Friday, November 25, 2005

Palmer Hayden

"Palmer Hayden, a name given to the World War I veteran by his White commanding sergeant who could not pronounce his real name (Peyton Hedgeman), was born in Wide Water, Virginia. He is often referred to as a self-trained artist. However, the record reveals he was a student at Cooper Union in New York and pursued independent studies at Boothbay Art Colony in Maine. He studied and pained independently in France, where he lived from 1927 to 1932. Hayden's reputation emanates from his realistic depictions of folklore and Black historical events.
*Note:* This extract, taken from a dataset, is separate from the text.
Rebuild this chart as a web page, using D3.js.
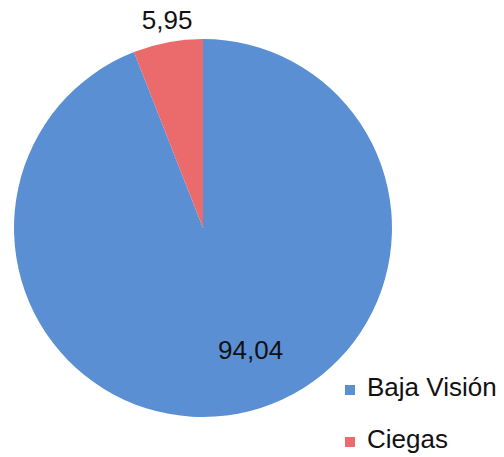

He, like Douglas, was also among the first Black American artists to use African subjects and designs in his painting (which helped, in fact, to distinguish between ethnic stylistic differences in the art of Black Africa). His Fetiche et Fleurs, a composition of 1926, highlights a Fang mask from Gabon and Bakuba raffia cloth from the Congo (now Zaire), which have been placed in a traditional still-life setting. Locke praised the artist for his modernist approach to painting. But Hayden was not a modernist in his stylistic approach. Instead, he broke with tradition by depicting African art in his paintings."
- from "Harlem Renaissance: Art of Black America" . The Studio Museum in Harlem. Abradale Press, Harry N. Abrams, Inc. Publishers.